Pancreatic cancer often has a poor prognosis, even when diagnosed early. It is typically spreads rapidly and is seldom detected in its early stages, which is a major reason why it's a leading cause of cancer death. Signs and symptoms may not appear until the cancer is quite advanced and complete surgical removal isn't possible.
Now scientists have discovered a sign of the early development of pancreatic cancer, an upsurge in certain amino acids that occurs before the disease is diagnosed and symptoms appear. The research is being published online today by the journal Nature Medicine.
Although the increase isn't large enough to be the basis of a new test for early detection of the disease, the findings will help researchers better understand how pancreatic cancer affects the rest of the body, particularly how it can trigger the sometimes deadly muscle-wasting disease known as cachexia.

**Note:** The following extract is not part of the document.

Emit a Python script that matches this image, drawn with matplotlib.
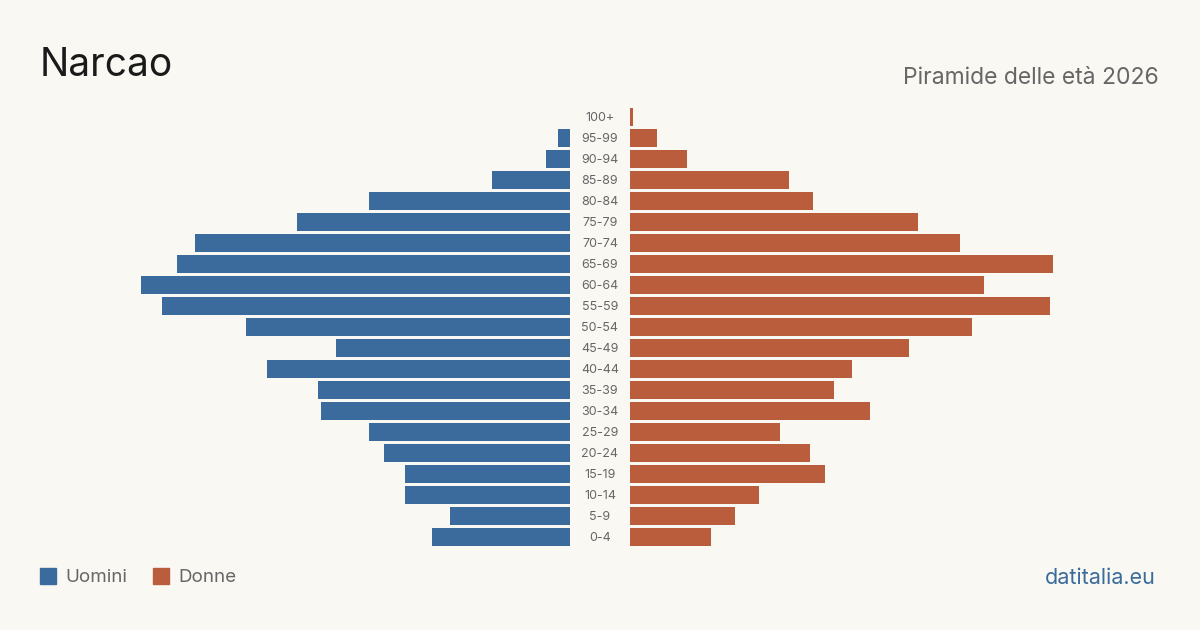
import matplotlib.pyplot as plt
from matplotlib.patches import Rectangle

plt.rcParams['font.family'] = ['Inter', 'DejaVu Sans']

age_groups = ['0-4', '5-9', '10-14', '15-19', '20-24', '25-29', '30-34', '35-39',
              '40-44', '45-49', '50-54', '55-59', '60-64', '65-69', '70-74',
              '75-79', '80-84', '85-89', '90-94', '95-99', '100+']
men = [46, 40, 55, 55, 62, 67, 83, 84, 101, 78, 108, 136, 143, 131, 125,
       91, 67, 26, 8, 4, 0]
women = [27, 35, 43, 65, 60, 50, 80, 68, 74, 93, 114, 140, 118, 141, 110,
         96, 61, 53, 19, 9, 1]

BG = '#f9f8f3'
BLUE = '#3b6b9c'
ORANGE = '#b95d3d'
GREY = '#666666'

W, H = 1200, 630
fig = plt.figure(figsize=(W / 100, H / 100), dpi=100, facecolor=BG)

# axes placed in pixel coordinates, 3 px per person
y_top, y_bot = 106.5, 547.5
ax_l = fig.add_axes([120 / W, (H - y_bot) / H, 450 / W, (y_bot - y_top) / H])
ax_r = fig.add_axes([630 / W, (H - y_bot) / H, 450 / W, (y_bot - y_top) / H])

pos = list(range(len(age_groups)))
ax_l.barh(pos, men, height=0.84, color=BLUE)
ax_r.barh(pos, women, height=0.84, color=ORANGE)
ax_l.set_xlim(150, 0)
ax_r.set_xlim(0, 150)

for ax in (ax_l, ax_r):
    ax.set_ylim(-0.5, len(age_groups) - 0.5)
    ax.set_facecolor('none')
    ax.axis('off')

for i, lab in enumerate(age_groups):
    y = (H - (538 - 21 * i)) / H
    fig.text(600 / W, y, lab, ha='center', va='center', fontsize=9, color=GREY)

fig.text(40 / W, (H - 66) / H, 'Narcao', fontsize=28, color='#1a1a1a',
         ha='left', va='center')
fig.text(1159 / W, (H - 78) / H, 'Piramide delle età 2026', fontsize=16.5,
         color=GREY, ha='right', va='center')

# legend
fig.patches.append(Rectangle((40 / W, (H - 584) / H), 16 / W, 16 / H,
                             transform=fig.transFigure, color=BLUE))
fig.text(65 / W, (H - 578) / H, 'Uomini', fontsize=13.5, color=GREY,
         ha='left', va='center')
fig.patches.append(Rectangle((153 / W, (H - 584) / H), 16 / W, 16 / H,
                             transform=fig.transFigure, color=ORANGE))
fig.text(178 / W, (H - 578) / H, 'Donne', fontsize=13.5, color=GREY,
         ha='left', va='center')

fig.text(1156 / W, (H - 578) / H, 'datitalia.eu', fontsize=15.5, color=BLUE,
         ha='right', va='center')

fig.savefig('out.png', dpi=100, facecolor=BG)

The researchers utilized blood samples collected years earlier from 1,500 people participating in large health-tracking studies. They analyzed the samples for more than 100 different metabolites, substances produced by the metabolic process, and compared the results from participants who had gone on to develop pancreatic cancer and those who had not. The amount of time that would elapse before those individuals were diagnosed with pancreatic cancer ranged from two to 25 years, although the highest risk was in the several years before diagnosis, the researchers found.
These findings led the researchers to hypothesize that the increase in branched chain amino acids was due to the presence of an early pancreatic tumor, which was confirmed in laboratory experiments performed by a group at MIT. Their experiments showed that mice with newly formed pancreatic tumors had above-normal blood levels of these amino acids. The researchers found the increase was due to a breakdown of muscle tissue, which caused branched amino acids to be released into the bloodstream. This process is similar to what occurs in patients with cancer cachexia.
The findings provide an important lead to scientists studying how pancreatic tumors interact with patients' normal tissues.